═══ Data shown ═══

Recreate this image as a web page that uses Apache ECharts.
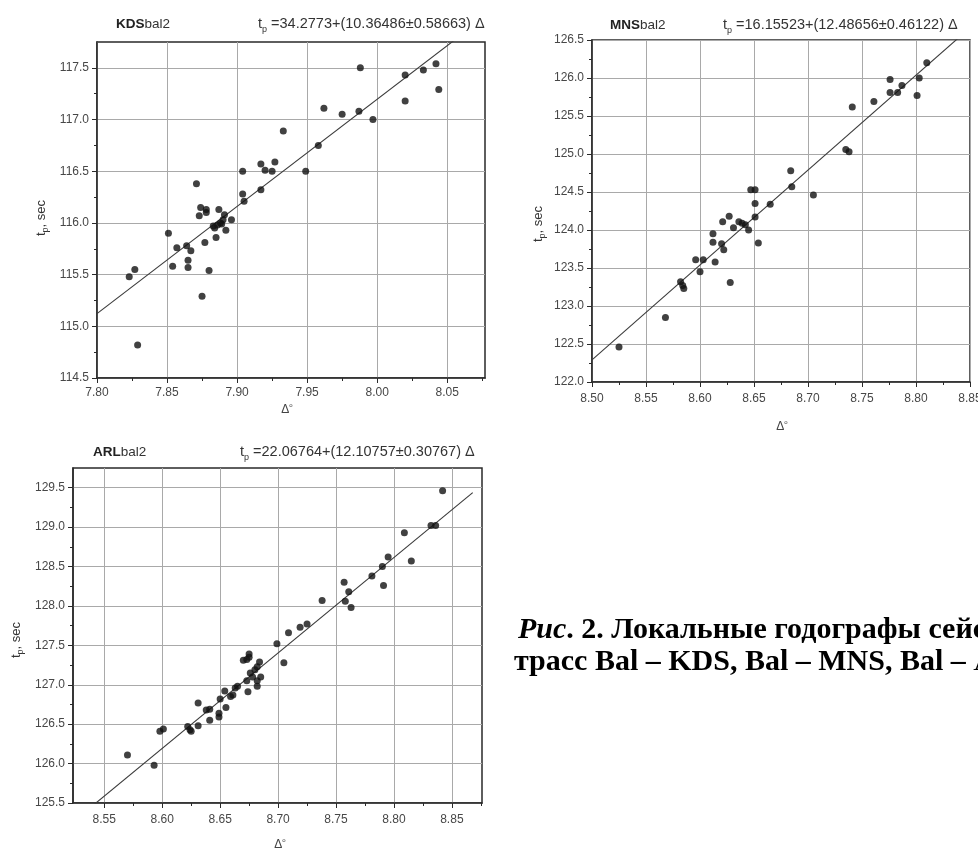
<!DOCTYPE html>
<html>
<head>
<meta charset="utf-8">
<script src="https://cdn.jsdelivr.net/npm/echarts@6/dist/echarts.min.js"></script>
<style>
  html, body { margin: 0; padding: 0; background: #fff; }
  #chart { width: 978px; height: 852px; }
</style>
</head>
<body>
<div id="chart"></div>
<script>
// ---- Travel-time observations: epicentral distance (deg) vs P arrival (sec) ----
const kdsDelta = [7.823, 7.827, 7.829, 7.851, 7.854, 7.857, 7.864, 7.865, 7.865, 7.867,
  7.871, 7.874, 7.873, 7.878, 7.878, 7.877, 7.875, 7.880, 7.887, 7.891,
  7.884, 7.885, 7.886, 7.888, 7.890, 7.892, 7.896, 7.883, 7.889, 7.905,
  7.904, 7.904, 7.917, 7.920, 7.925, 7.927, 7.917, 7.933, 7.949, 7.958,
  7.962, 7.975, 7.988, 7.987, 7.997, 8.020, 8.020, 8.033, 8.042, 8.044];
const kdsTime = [115.48, 115.55, 114.82, 115.90, 115.58, 115.76, 115.78, 115.64, 115.57, 115.73,
  116.38, 116.15, 116.07, 116.13, 116.10, 115.81, 115.29, 115.54, 116.13, 116.08,
  115.95, 115.86, 115.98, 116.00, 116.03, 115.93, 116.03, 115.97, 115.99, 116.21,
  116.28, 116.50, 116.57, 116.51, 116.50, 116.59, 116.32, 116.89, 116.50, 116.75,
  117.11, 117.05, 117.50, 117.08, 117.00, 117.18, 117.43, 117.48, 117.54, 117.29];

const mnsDelta = [8.525, 8.568, 8.582, 8.584, 8.585, 8.596, 8.603, 8.600, 8.614, 8.612,
  8.612, 8.620, 8.622, 8.628, 8.621, 8.627, 8.631, 8.636, 8.639, 8.642,
  8.645, 8.647, 8.651, 8.651, 8.651, 8.654, 8.665, 8.685, 8.684, 8.705,
  8.735, 8.738, 8.741, 8.761, 8.776, 8.776, 8.783, 8.787, 8.801, 8.803, 8.810];
const mnsTime = [122.46, 122.85, 123.32, 123.27, 123.23, 123.61, 123.61, 123.45, 123.58, 123.95,
  123.84, 123.82, 123.74, 123.31, 124.11, 124.18, 124.03, 124.11, 124.09, 124.07,
  124.00, 124.53, 124.53, 124.35, 124.17, 123.83, 124.34, 124.57, 124.78, 124.46,
  125.06, 125.03, 125.62, 125.69, 125.98, 125.81, 125.81, 125.90, 125.77, 126.00, 126.20];

const arlDelta = [8.570, 8.593, 8.598, 8.601, 8.622, 8.624, 8.625, 8.631, 8.631, 8.638,
  8.641, 8.641, 8.649, 8.649, 8.650, 8.655, 8.654, 8.659, 8.661, 8.663,
  8.665, 8.670, 8.673, 8.675, 8.675, 8.674, 8.673, 8.676, 8.678, 8.680,
  8.682, 8.682, 8.685, 8.684, 8.682, 8.699, 8.705, 8.709, 8.719, 8.725,
  8.738, 8.757, 8.761, 8.758, 8.763, 8.781, 8.790, 8.791, 8.795, 8.809,
  8.815, 8.832, 8.836, 8.842];
const arlTime = [126.11, 125.98, 126.41, 126.44, 126.47, 126.43, 126.41, 126.77, 126.48, 126.68,
  126.69, 126.55, 126.59, 126.64, 126.82, 126.71, 126.92, 126.85, 126.87, 126.96,
  126.98, 127.31, 127.32, 127.39, 127.35, 126.91, 127.05, 127.15, 127.10, 127.19,
  127.05, 126.98, 127.10, 127.29, 127.23, 127.52, 127.28, 127.66, 127.73, 127.77,
  128.07, 128.30, 128.18, 128.06, 127.98, 128.38, 128.50, 128.26, 128.62, 128.93,
  128.57, 129.02, 129.02, 129.46];

// ---- Linear fits t = a + b*Δ : [a, b, error of b] and the Δ span of each line ----
const kdsFit = [34.2773, 10.36486, 0.58663];
const mnsFit = [16.15523, 12.48656, 0.46122];
const arlFit = [22.06764, 12.10757, 0.30767];
const kdsFitRange = [7.80, 8.077];
const mnsFitRange = [8.50, 8.85];
const arlFitRange = [8.53, 8.868];

// ---- Axis extents and tick values ----
const kdsXRange = [7.80, 8.077];
const kdsYRange = [114.5, 117.75];
const kdsXTicks = [7.80, 7.85, 7.90, 7.95, 8.00, 8.05];
const kdsXMinor = [7.825, 7.875, 7.925, 7.975, 8.025, 8.075];
const kdsYTicks = [114.5, 115.0, 115.5, 116.0, 116.5, 117.0, 117.5];
const kdsYMinor = [114.75, 115.25, 115.75, 116.25, 116.75, 117.25];

const mnsXRange = [8.50, 8.85];
const mnsYRange = [122.0, 126.5];
const mnsXTicks = [8.50, 8.55, 8.60, 8.65, 8.70, 8.75, 8.80, 8.85];
const mnsXMinor = [8.525, 8.575, 8.625, 8.675, 8.725, 8.775, 8.825];
const mnsYTicks = [122.0, 122.5, 123.0, 123.5, 124.0, 124.5, 125.0, 125.5, 126.0, 126.5];
const mnsYMinor = [122.25, 122.75, 123.25, 123.75, 124.25, 124.75, 125.25, 125.75, 126.25];

const arlXRange = [8.523, 8.876];
const arlYRange = [125.5, 129.75];
const arlXTicks = [8.55, 8.60, 8.65, 8.70, 8.75, 8.80, 8.85];
const arlXMinor = [8.575, 8.625, 8.675, 8.725, 8.775, 8.825, 8.875];
const arlYTicks = [125.5, 126.0, 126.5, 127.0, 127.5, 128.0, 128.5, 129.0, 129.5];
const arlYMinor = [125.75, 126.25, 126.75, 127.25, 127.75, 128.25, 128.75, 129.25];

const stationNames = ['KDS', 'MNS', 'ARL'];
const captionLines = ['Рис', '. 2.', ' Локальные годографы сейсмических волн для', 'трасс Bal – KDS, Bal – MNS, Bal – ', 'ARL'];

// ---- Layout of the three panels ----
const SANS = '"Liberation Sans", Arial, sans-serif';
const SERIF = '"Liberation Serif", "Times New Roman", serif';
const panels = [
  { station: stationNames[0], rect: { left: 97, top: 42, width: 388, height: 336 },
    xr: kdsXRange, yr: kdsYRange, xt: kdsXTicks, xm: kdsXMinor, yt: kdsYTicks, ym: kdsYMinor,
    dx: kdsDelta, ty: kdsTime, fit: kdsFit, fr: kdsFitRange,
    title: [116, 24], eq: [258, 24], yName: [41, 218], xName: [287, 410], xMargin: 9 },
  { station: stationNames[1], rect: { left: 592, top: 40, width: 378, height: 342 },
    xr: mnsXRange, yr: mnsYRange, xt: mnsXTicks, xm: mnsXMinor, yt: mnsYTicks, ym: mnsYMinor,
    dx: mnsDelta, ty: mnsTime, fit: mnsFit, fr: mnsFitRange,
    title: [610, 25], eq: [723, 25], yName: [538, 224], xName: [782, 427], xMargin: 11 },
  { station: stationNames[2], rect: { left: 73, top: 468, width: 409, height: 335 },
    xr: arlXRange, yr: arlYRange, xt: arlXTicks, xm: arlXMinor, yt: arlYTicks, ym: arlYMinor,
    dx: arlDelta, ty: arlTime, fit: arlFit, fr: arlFitRange,
    title: [93, 452], eq: [240, 452], yName: [16, 640], xName: [280, 845], xMargin: 11 }
];

const grids = [], xAxes = [], yAxes = [], series = [], graphics = [];
const overlayGrids = [], overlayX = [], overlayY = [];
const labelStyle = { color: '#474747', fontSize: 12, fontFamily: SANS };
const axisLineStyle = { color: '#2a2a2a', width: 1.5 };
const gridLineColor = '#a9a9a9';
const eqRich = {
  t: { fontSize: 14.5, fontFamily: SANS, fill: '#333', lineHeight: 20 },
  s: { fontSize: 9, fontFamily: SANS, fill: '#333', lineHeight: 10, verticalAlign: 'bottom' }
};
const nameRich = {
  t: { fontSize: 13, fontFamily: SANS, fill: '#333', lineHeight: 19 },
  s: { fontSize: 9, fontFamily: SANS, fill: '#333', lineHeight: 10, verticalAlign: 'bottom' }
};

panels.forEach((p, i) => {
  // main grid with its framed box, major ticks, labels and grid lines
  grids.push(Object.assign({ show: true, borderColor: '#2a2a2a', borderWidth: 1.5, backgroundColor: '#fff',
    containLabel: false, outerBoundsMode: 'none' }, p.rect));
  xAxes.push({
    type: 'value', gridIndex: i, min: p.xr[0], max: p.xr[1],
    axisLine: { show: true, onZero: false, lineStyle: axisLineStyle },
    axisTick: { show: true, inside: false, length: 5, customValues: p.xt, lineStyle: { color: '#2a2a2a', width: 1 } },
    axisLabel: Object.assign({ customValues: p.xt, margin: p.xMargin, formatter: v => v.toFixed(2) }, labelStyle),
    splitLine: { show: true, lineStyle: { color: gridLineColor, width: 1 } }
  });
  yAxes.push({
    type: 'value', gridIndex: i, min: p.yr[0], max: p.yr[1],
    axisLine: { show: true, onZero: false, lineStyle: axisLineStyle },
    axisTick: { show: true, inside: false, length: 5, customValues: p.yt, lineStyle: { color: '#2a2a2a', width: 1 } },
    axisLabel: Object.assign({ customValues: p.yt, margin: 8, formatter: v => v.toFixed(1) }, labelStyle),
    splitLine: { show: true, lineStyle: { color: gridLineColor, width: 1 } }
  });

  // data points
  series.push({
    type: 'scatter', xAxisIndex: i, yAxisIndex: i, symbol: 'circle', symbolSize: 7,
    itemStyle: { color: '#111' }, z: 4, silent: true,
    data: p.dx.map((d, k) => [d, p.ty[k]])
  });
  // regression line drawn from the fitted coefficients
  series.push({
    type: 'line', xAxisIndex: i, yAxisIndex: i, symbol: 'none', clip: true, silent: true, z: 3,
    lineStyle: { color: '#3a3a3a', width: 1.1 },
    data: p.fr.map(d => [d, p.fit[0] + p.fit[1] * d])
  });

  // panel title and fit equation
  graphics.push({
    type: 'text', x: p.title[0], y: p.title[1], silent: true,
    style: { text: '{b|' + p.station + '}{n|bal2}', verticalAlign: 'middle',
      rich: { b: { fontSize: 13.5, fontWeight: 'bold', fontFamily: SANS, fill: '#222' },
              n: { fontSize: 13.5, fontFamily: SANS, fill: '#333' } } }
  });
  const eqText = ' =' + p.fit[0] + '+(' + p.fit[1] + '±' + p.fit[2] + ') Δ';
  graphics.push({
    type: 'text', x: p.eq[0], y: p.eq[1], silent: true,
    style: { text: '{t|t}{s|p}{t|' + eqText + '}', verticalAlign: 'middle', rich: eqRich }
  });
  // axis names
  graphics.push({
    type: 'text', x: p.yName[0], y: p.yName[1], rotation: Math.PI / 2, silent: true,
    style: { text: '{t|t}{s|p}{t|, sec}', align: 'center', verticalAlign: 'middle', rich: nameRich }
  });
  graphics.push({
    type: 'text', x: p.xName[0], y: p.xName[1], silent: true,
    style: { text: '{t|Δ}{s|o}', align: 'center', verticalAlign: 'middle',
      rich: { t: { fontSize: 12, fontFamily: SANS, fill: '#444', lineHeight: 16 },
              s: { fontSize: 6, fontFamily: SANS, fill: '#444', lineHeight: 8, verticalAlign: 'top' } } }
  });

  // overlay grid carrying the minor ticks only
  const j = panels.length + i;
  overlayGrids.push(Object.assign({ show: false, containLabel: false, outerBoundsMode: 'none' }, p.rect));
  overlayX.push({
    type: 'value', gridIndex: j, min: p.xr[0], max: p.xr[1],
    axisLine: { show: false }, axisLabel: { show: false }, splitLine: { show: false },
    axisTick: { show: true, inside: false, length: 3, customValues: p.xm, lineStyle: { color: '#2a2a2a', width: 1 } }
  });
  overlayY.push({
    type: 'value', gridIndex: j, min: p.yr[0], max: p.yr[1],
    axisLine: { show: false }, axisLabel: { show: false }, splitLine: { show: false },
    axisTick: { show: true, inside: false, length: 3, customValues: p.ym, lineStyle: { color: '#2a2a2a', width: 1 } }
  });
});

// figure caption
const capFont = 30;
graphics.push({
  type: 'text', x: 518, y: 630, silent: true,
  style: { text: '{bi|' + captionLines[0] + '}{b|' + captionLines[1] + captionLines[2] + '}', verticalAlign: 'middle',
    rich: { bi: { fontSize: capFont, fontWeight: 'bold', fontStyle: 'italic', fontFamily: SERIF, fill: '#000' },
            b: { fontSize: capFont, fontWeight: 'bold', fontFamily: SERIF, fill: '#000' } } }
});
graphics.push({
  type: 'text', x: 514, y: 662, silent: true,
  style: { text: '{b|' + captionLines[3] + '}{n|' + captionLines[4] + '}', verticalAlign: 'middle',
    rich: { b: { fontSize: capFont, fontWeight: 'bold', fontFamily: SERIF, fill: '#000' },
            n: { fontSize: capFont, fontFamily: SERIF, fill: '#000' } } }
});

const chart = echarts.init(document.getElementById('chart'), null, { renderer: 'canvas' });
chart.setOption({
  animation: false,
  backgroundColor: '#fff',
  grid: grids.concat(overlayGrids),
  xAxis: xAxes.concat(overlayX),
  yAxis: yAxes.concat(overlayY),
  series: series,
  graphic: graphics
});
</script>
</body>
</html>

═══

■ **Work required**
With all pictures left out, please transcribe exactly the lines from the start of the material through the line with "125.77, 126.00, 126.20];".

■ **Finished task**
Recreate this image as a web page that uses Apache ECharts.
<!DOCTYPE html>
<html>
<head>
<meta charset="utf-8">
<script src="https://cdn.jsdelivr.net/npm/echarts@6/dist/echarts.min.js"></script>
<style>
  html, body { margin: 0; padding: 0; background: #fff; }
  #chart { width: 978px; height: 852px; }
</style>
</head>
<body>
<div id="chart"></div>
<script>
// ---- Travel-time observations: epicentral distance (deg) vs P arrival (sec) ----
const kdsDelta = [7.823, 7.827, 7.829, 7.851, 7.854, 7.857, 7.864, 7.865, 7.865, 7.867,
  7.871, 7.874, 7.873, 7.878, 7.878, 7.877, 7.875, 7.880, 7.887, 7.891,
  7.884, 7.885, 7.886, 7.888, 7.890, 7.892, 7.896, 7.883, 7.889, 7.905,
  7.904, 7.904, 7.917, 7.920, 7.925, 7.927, 7.917, 7.933, 7.949, 7.958,
  7.962, 7.975, 7.988, 7.987, 7.997, 8.020, 8.020, 8.033, 8.042, 8.044];
const kdsTime = [115.48, 115.55, 114.82, 115.90, 115.58, 115.76, 115.78, 115.64, 115.57, 115.73,
  116.38, 116.15, 116.07, 116.13, 116.10, 115.81, 115.29, 115.54, 116.13, 116.08,
  115.95, 115.86, 115.98, 116.00, 116.03, 115.93, 116.03, 115.97, 115.99, 116.21,
  116.28, 116.50, 116.57, 116.51, 116.50, 116.59, 116.32, 116.89, 116.50, 116.75,
  117.11, 117.05, 117.50, 117.08, 117.00, 117.18, 117.43, 117.48, 117.54, 117.29];

const mnsDelta = [8.525, 8.568, 8.582, 8.584, 8.585, 8.596, 8.603, 8.600, 8.614, 8.612,
  8.612, 8.620, 8.622, 8.628, 8.621, 8.627, 8.631, 8.636, 8.639, 8.642,
  8.645, 8.647, 8.651, 8.651, 8.651, 8.654, 8.665, 8.685, 8.684, 8.705,
  8.735, 8.738, 8.741, 8.761, 8.776, 8.776, 8.783, 8.787, 8.801, 8.803, 8.810];
const mnsTime = [122.46, 122.85, 123.32, 123.27, 123.23, 123.61, 123.61, 123.45, 123.58, 123.95,
  123.84, 123.82, 123.74, 123.31, 124.11, 124.18, 124.03, 124.11, 124.09, 124.07,
  124.00, 124.53, 124.53, 124.35, 124.17, 123.83, 124.34, 124.57, 124.78, 124.46,
  125.06, 125.03, 125.62, 125.69, 125.98, 125.81, 125.81, 125.90, 125.77, 126.00, 126.20];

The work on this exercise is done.